The Court Theatre was built on the site and was designed by theatre architects Walter Emden and Bertie Crewe, but Crewe pulled out of the project before completion. The exterior is in stone and red brick in an Italian Renaissance style. Originally there were three circles in the auditorium that were supported by pillars. It was decorated in an Empire style.
It was opened in Autumn 1888. Although located away from the main concentration of London’s West End theatre district, the Court Theatre occassionally staged a new play, particulary in the early 1900’s when George Bernard Shaw’s "Major Barbara" and "The Doctor’s Dilemma" had their premieres here.
The Royal Court Theatre was converted into a cinema in 1934, and it continued in this use until 1940, when it was closed due to damage by German bombs. It remained closed until 1952, when renovations were carried out, by noted cinema architect Robert Cromie. The upper circle (Gallery) was converted into offices and the rehearsal room at the top of the building became the theatre restaurant.

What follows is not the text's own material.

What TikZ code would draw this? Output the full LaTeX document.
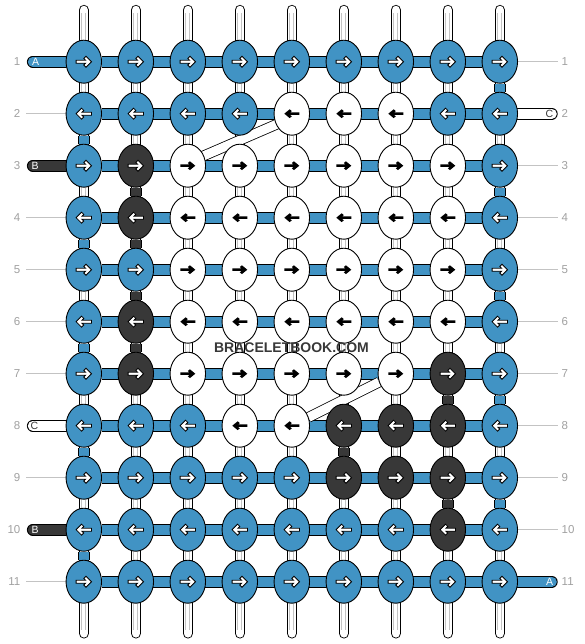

It became the home to the English Stage Company in 1956, and after a refurbishment in the 1960’s, became famous for its productions of ‘earthy’ British dramas by play writers such as Harold Pinter and John Osborne with “Look Back in Anger” and “The Entertainer” starring Laurence Olivier being most notable.
In 1971, the restaurant area was converted into a second acting space known as the Theatre Upstairs. On 16th June 1973, the world premiere production of Richard O'Brien’s “Rocky Horror Show” starring Tim Curry was first performed in the Theatre Upstairs. It was soon transfered to the old Classic Cinema on nearby King’s Road, where it built up such a cult following, it transfered to the larger King’s Road Theatre eventually transfering to London’s West End at the Comedy Theatre.
The Royal Court Theatre was radically redesigned internally in 2000, by architect Haworth Tompkins. It is designated a Grade II Listed building.